Depuis le confinement, j’entends les parents me confier d’un air navré : « Ca va… mais bon, les enfants font beaucoup plus d’écran… ». Pourquoi plus d’écran ? Ils s’ennuient. J’imagine bien nos chers enfants se présenter devant le parent en traînant les pieds, les yeux sombres pour annoncer lugubrement : je m’ennuie… Et nous, parents, de nous imposer de jouer « pour qu’ils ne s’ennuient pas » ou de proposer multiples activités toutes plus géniales les unes que les autres trouvées sur les nombreux sites qui nous aident à prendre soin de nos enfants confinés. Et enfin, à bout de souffle, autoriser l’écran pour nous libérer…

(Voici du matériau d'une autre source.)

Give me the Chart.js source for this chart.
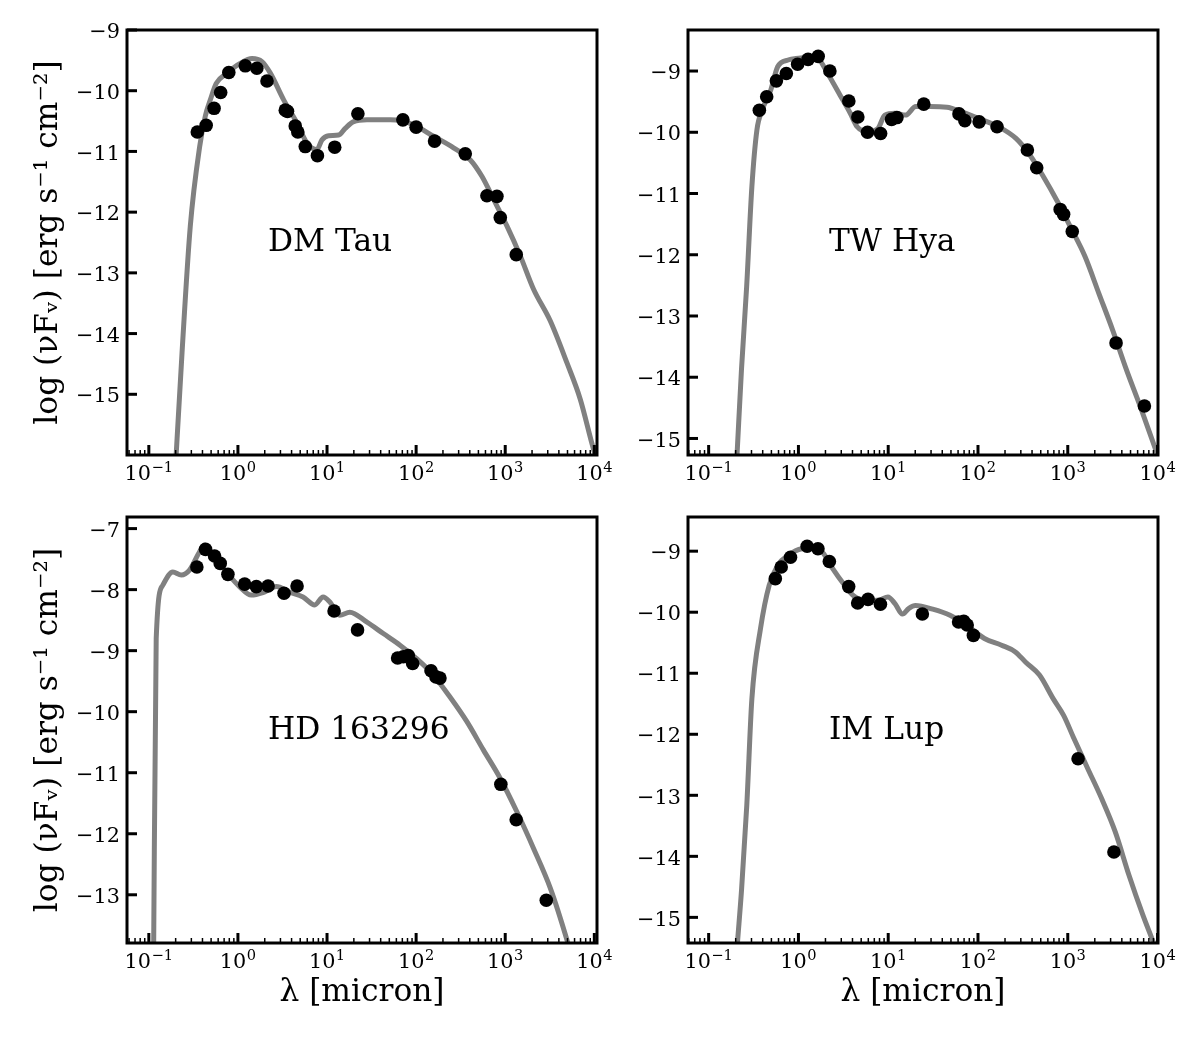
<!DOCTYPE html>
<html>
<head>
<meta charset="utf-8">
<script src="https://cdn.jsdelivr.net/npm/chart.js@4.4.0/dist/chart.umd.min.js"></script>
<style>
  body { margin: 0; background: #fff; }
  #fig { position: relative; width: 1200px; height: 1050px; background: #fff; }
  canvas { position: absolute; }
</style>
</head>
<body>
<div id="fig">
  <canvas id="dmtau" width="627" height="495" style="left:0px;top:0px"></canvas>
  <canvas id="twhya" width="620" height="495" style="left:568px;top:0px"></canvas>
  <canvas id="hd163296" width="627" height="536" style="left:0px;top:487px"></canvas>
  <canvas id="imlup" width="620" height="536" style="left:568px;top:487px"></canvas>
</div>
<script>
// axis ticks: x labels are 10 raised to these exponents
const xTickValues = [0.1, 1, 10, 100, 1000, 10000];
const xTickExponents = ['\u22121', '0', '1', '2', '3', '4'];

// DM Tau
const dmTauObsLam  = [0.35, 0.44, 0.54, 0.64, 0.79, 1.21, 1.63, 2.12, 3.4, 3.6, 4.4, 4.7, 5.7, 7.8, 12.2, 22.2, 71, 100, 161, 356, 623, 807, 880, 1330];
const dmTauObsFlux = [-10.68, -10.57, -10.29, -10.03, -9.70, -9.59, -9.63, -9.84, -10.32, -10.34, -10.58, -10.68, -10.92, -11.07, -10.93, -10.38, -10.48, -10.60, -10.83, -11.04, -11.73, -11.74, -12.09, -12.70];
const dmTauModelLam  = [0.178, 0.203, 0.236, 0.292, 0.372, 0.430, 0.490, 0.571, 0.753, 1.06, 1.44, 1.86, 2.31, 3.26, 4.59, 5.94, 7.71, 8.77, 10.4, 13.5, 16.0, 19.9, 28.1, 51.3, 66.4, 93.5, 157, 263, 406, 547, 741, 1047, 1476, 2080, 3199, 4920, 6950, 9772, 12590];
const dmTauModelFlux = [-17.5, -15.98, -14.31, -12.23, -10.92, -10.42, -10.15, -9.88, -9.71, -9.55, -9.47, -9.52, -9.71, -10.15, -10.53, -10.86, -10.97, -10.81, -10.74, -10.73, -10.62, -10.51, -10.48, -10.48, -10.49, -10.56, -10.75, -10.94, -11.14, -11.41, -11.79, -12.23, -12.72, -13.27, -13.79, -14.48, -15.08, -15.90, -16.4];
const dmTauYTicks = [-15, -14, -13, -12, -11, -10, -9];

// TW Hya
const twHyaObsLam  = [0.367, 0.443, 0.568, 0.733, 0.98, 1.28, 1.66, 2.24, 3.64, 4.59, 5.88, 8.23, 10.9, 12.5, 24.9, 61.4, 71.4, 103, 163, 355, 451, 823, 899, 1122, 3450, 7140];
const twHyaObsFlux = [-9.64, -9.42, -9.16, -9.04, -8.89, -8.81, -8.76, -9.00, -9.49, -9.75, -10.00, -10.02, -9.79, -9.76, -9.54, -9.70, -9.81, -9.83, -9.91, -10.29, -10.58, -11.26, -11.34, -11.62, -13.44, -14.47];
const twHyaModelLam  = [0.179, 0.207, 0.232, 0.265, 0.303, 0.345, 0.394, 0.492, 0.587, 0.767, 1.0, 1.43, 1.70, 2.12, 2.90, 3.78, 4.51, 5.87, 7.67, 9.16, 11.9, 15.6, 20.3, 29.0, 45.1, 64.3, 100, 170, 265, 378, 538, 767, 1091, 1556, 2218, 3162, 4508, 6427, 9572, 12590];
const twHyaModelFlux = [-17.0, -15.27, -13.88, -12.52, -10.89, -9.96, -9.64, -9.31, -8.93, -8.82, -8.79, -8.77, -8.81, -9.04, -9.39, -9.69, -9.91, -9.99, -9.94, -9.72, -9.69, -9.72, -9.58, -9.58, -9.59, -9.66, -9.77, -9.91, -10.10, -10.37, -10.73, -11.13, -11.57, -12.03, -12.63, -13.23, -13.88, -14.48, -15.19, -15.7];
const twHyaYTicks = [-15, -14, -13, -12, -11, -10, -9];

// HD 163296
const hdObsLam  = [0.346, 0.433, 0.547, 0.633, 0.772, 1.19, 1.61, 2.18, 3.29, 4.61, 12.0, 22.0, 62, 71.8, 81.7, 91.4, 147, 167, 185, 893, 1328, 2890];
const hdObsFlux = [-7.63, -7.34, -7.45, -7.57, -7.75, -7.91, -7.95, -7.94, -8.06, -7.94, -8.35, -8.66, -9.12, -9.10, -9.08, -9.21, -9.33, -9.43, -9.45, -11.19, -11.77, -13.09];
const hdModelLam  = [0.1125, 0.121, 0.143, 0.186, 0.231, 0.286, 0.371, 0.422, 0.524, 0.740, 1.04, 1.41, 1.91, 2.70, 3.81, 5.38, 7.28, 9.04, 10.7, 13.9, 18.0, 27.8, 42.8, 65.9, 101, 156, 240, 370, 570, 877, 1352, 2080, 3206, 4932, 6310];
const hdModelFlux = [-14.5, -8.80, -7.93, -7.71, -7.76, -7.68, -7.38, -7.27, -7.44, -7.71, -7.95, -8.09, -8.05, -7.95, -8.04, -8.12, -8.25, -8.12, -8.20, -8.42, -8.37, -8.53, -8.72, -8.91, -9.13, -9.40, -9.76, -10.16, -10.63, -11.09, -11.64, -12.24, -12.89, -13.74, -14.3];
const hdYTicks = [-13, -12, -11, -10, -9, -8, -7];

// IM Lup
const imLupObsLam  = [0.553, 0.643, 0.816, 1.25, 1.65, 2.21, 3.63, 4.57, 5.96, 8.19, 24.0, 60.8, 69.4, 75.8, 88.9, 1303, 3266];
const imLupObsFlux = [-9.45, -9.26, -9.10, -8.92, -8.96, -9.17, -9.58, -9.85, -9.79, -9.87, -10.03, -10.16, -10.15, -10.21, -10.38, -12.40, -13.93];
const imLupModelLam  = [0.174, 0.209, 0.233, 0.266, 0.303, 0.378, 0.472, 0.589, 0.767, 1.09, 1.42, 1.86, 2.42, 3.16, 4.11, 5.85, 7.96, 9.93, 11.9, 14.4, 16.9, 20.1, 31.3, 48.8, 75.7, 118, 183, 261, 340, 484, 690, 899, 1172, 1667, 2377, 3381, 4808, 6855, 8933, 12590];
const imLupModelFlux = [-17.0, -15.43, -14.53, -13.16, -11.42, -10.27, -9.56, -9.23, -9.07, -8.96, -8.95, -9.02, -9.29, -9.53, -9.73, -9.81, -9.80, -9.75, -9.86, -10.03, -9.94, -9.89, -9.95, -10.05, -10.22, -10.43, -10.54, -10.65, -10.82, -11.03, -11.42, -11.69, -12.07, -12.56, -13.05, -13.60, -14.31, -14.96, -15.40, -16.0];
const imLupYTicks = [-15, -14, -13, -12, -11, -10, -9];

const FONT = '"DejaVu Serif", serif';
Chart.defaults.font.family = FONT;
Chart.defaults.color = '#000';

const TICK_PX = 20.8;
const EXP_PX = 14.6;

// inward ticks, tick labels, frame and the object name, drawn with the chart's own scales
const sedFrame = {
  id: 'sedFrame',
  afterDraw(chart, args, opts) {
    const { ctx, chartArea: a, scales: { x, y } } = chart;
    ctx.save();
    ctx.strokeStyle = '#000';
    ctx.fillStyle = '#000';
    ctx.lineCap = 'butt';
    const seg = (x1, y1, x2, y2) => { ctx.beginPath(); ctx.moveTo(x1, y1); ctx.lineTo(x2, y2); ctx.stroke(); };

    // y ticks + labels
    ctx.lineWidth = 3;
    ctx.font = TICK_PX + 'px ' + FONT;
    ctx.textAlign = 'right';
    ctx.textBaseline = 'alphabetic';
    y.ticks.forEach(t => {
      const py = y.getPixelForValue(t.value);
      seg(a.left, py, a.left + 10, py);
      ctx.fillText('\u2212' + Math.abs(t.value), a.left - 7, py + 8.2);
    });

    // x ticks (major decades, minor 2..9)
    for (let e = -2; e <= 4; e++) {
      for (let k = 1; k <= 9; k++) {
        const v = k * Math.pow(10, e);
        if (v < x.min || v > x.max) continue;
        const px = x.getPixelForValue(v);
        if (k === 1) { ctx.lineWidth = 3; seg(px, a.bottom, px, a.bottom - 10); }
        else { ctx.lineWidth = 1.5; seg(px, a.bottom, px, a.bottom - 5); }
      }
    }
    // x labels: 10 with raised exponent
    ctx.textAlign = 'left';
    x.ticks.forEach((t, i) => {
      const px = x.getPixelForValue(t.value);
      ctx.font = TICK_PX + 'px ' + FONT;
      const wb = ctx.measureText('10').width;
      ctx.font = EXP_PX + 'px ' + FONT;
      const we = ctx.measureText(xTickExponents[i]).width;
      const x0 = px - (wb + 0.5 + we) / 2;
      const base = a.bottom + 25;
      ctx.font = TICK_PX + 'px ' + FONT;
      ctx.fillText('10', x0, base);
      ctx.font = EXP_PX + 'px ' + FONT;
      ctx.fillText(xTickExponents[i], x0 + wb + 0.5, base - 7.7);
    });

    ctx.lineWidth = 3;
    ctx.strokeRect(a.left, a.top, a.right - a.left, a.bottom - a.top);

    ctx.font = '31.25px ' + FONT;
    ctx.fillText(opts.text, a.left + 0.30 * (a.right - a.left), a.top + 0.52 * (a.bottom - a.top));
    ctx.restore();
  }
};

function makeSed(id, name, obsLam, obsFlux, modLam, modFlux, yTicks, xRange, yRange, leftCol, bottomRow) {
  return new Chart(document.getElementById(id), {
    type: 'scatter',
    data: {
      datasets: [
        {
          data: obsLam.map((l, i) => ({ x: l, y: obsFlux[i] })),
          backgroundColor: '#000',
          borderWidth: 0,
          pointRadius: 6.8,
          pointHoverRadius: 6.8,
          clip: false
        },
        {
          data: modLam.map((l, i) => ({ x: l, y: modFlux[i] })),
          showLine: true,
          borderColor: '#808080',
          borderWidth: 5,
          pointRadius: 0,
          pointHoverRadius: 0,
          cubicInterpolationMode: 'monotone',
          clip: 0
        }
      ]
    },
    options: {
      responsive: false,
      animation: false,
      devicePixelRatio: 1,
      events: [],
      layout: { padding: { top: 30, right: 30, left: 0, bottom: 0 } },
      plugins: {
        legend: { display: false },
        tooltip: { enabled: false },
        sedFrame: { text: name }
      },
      scales: {
        x: {
          type: 'logarithmic',
          min: xRange[0],
          max: xRange[1],
          bounds: 'data',
          grid: { display: false, drawTicks: false },
          border: { display: false },
          afterBuildTicks: ax => { ax.ticks = xTickValues.map(v => ({ value: v })); },
          afterFit: ax => { ax.height = bottomRow ? 80 : 40; },
          ticks: { display: false },
          title: {
            display: bottomRow,
            text: 'λ [micron]',
            font: { size: 31.25 },
            padding: { top: 0, bottom: 11.5 }
          }
        },
        y: {
          type: 'linear',
          min: yRange[0],
          max: yRange[1],
          bounds: 'data',
          grid: { display: false, drawTicks: false },
          border: { display: false },
          afterBuildTicks: ax => { ax.ticks = yTicks.map(v => ({ value: v })); },
          afterFit: ax => { ax.width = leftCol ? 127 : 120; },
          ticks: { display: false },
          title: {
            display: leftCol,
            text: 'log (νFᵥ) [erg s⁻¹ cm⁻²]',
            font: { size: 31.25 },
            padding: { top: 30, bottom: 0 }
          }
        }
      }
    },
    plugins: [sedFrame]
  });
}

const leftX = [Math.pow(10, -1.245), Math.pow(10, 4.03)];
const rightX = [Math.pow(10, -1.23), Math.pow(10, 4.005)];

makeSed('dmtau', 'DM Tau', dmTauObsLam, dmTauObsFlux, dmTauModelLam, dmTauModelFlux, dmTauYTicks, leftX, [-16.0, -9.0], true, false);
makeSed('twhya', 'TW Hya', twHyaObsLam, twHyaObsFlux, twHyaModelLam, twHyaModelFlux, twHyaYTicks, rightX, [-15.27, -8.33], false, false);
makeSed('hd163296', 'HD 163296', hdObsLam, hdObsFlux, hdModelLam, hdModelFlux, hdYTicks, leftX, [-13.79, -6.81], true, true);
makeSed('imlup', 'IM Lup', imLupObsLam, imLupObsFlux, imLupModelLam, imLupModelFlux, imLupYTicks, rightX, [-15.42, -8.44], false, true);
</script>
</body>
</html>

Qu’exprime l’enfant quand il nous dit « je m’ennuie » ? Il se plaint de se retrouver seul, de devoir compter sur lui-même pour s’occuper et nous avoue qu’il ne sait plus le faire. Il nous confie sa dépendance ! Dans ce vide d’activité, il se perd et vient s’attacher à nous pour se retrouver. On se laisse parfois piéger par cet appel d’autant plus touchant que notre société consumériste présente le manque comme une souffrance injuste et insupportable. Pour cette raison certains parents se retrouvent à jouer avec l’enfant alors qu’eux-mêmes n’étaient pas en train de s’ennuyer ou on lâche sur les écrans !

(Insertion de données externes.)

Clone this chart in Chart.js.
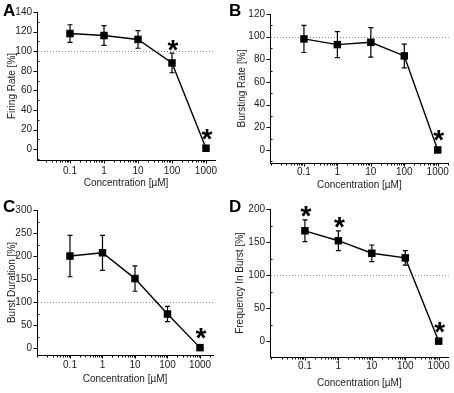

« L’ennui est le terreau de la croissance psychique ». Pour le comprendre, regardons l’enfant dans ses premières années de vie. Quand la mère arrête de s’occuper de lui (avec lui), il la cherche, l’appelle peut être et puis son regard accroche une couleur, la main explore le bout de couverture, la joue se frotte contre le jouet. Il part en exploration. Sa pensée va se construire dans ces espaces vides. Il devient petit à petit créateur de sa propre activité. Du vide il fait naître du plein. De la même façon, l’enfant grandissant va apprivoiser les moments de « rien ». Il va d’abord faire le constat de son désœuvrement, mais s’il l’accepte, son esprit va commencer à vagabonder, accrocher des idées, imaginer, dessiner un futur et le voilà parti en pleine créativité. Il va faire germer quelque chose qui trouve sa source en lui. Il va prendre conscience de lui-même, découvrir ce qu’il est, ce qu’il aime, ses aspirations, ses passions. Pour créer il faut du vide. L’ennui offre ce vide. De ces moments vont naître les activités les plus folles, les plus créatrices, les plus constructives.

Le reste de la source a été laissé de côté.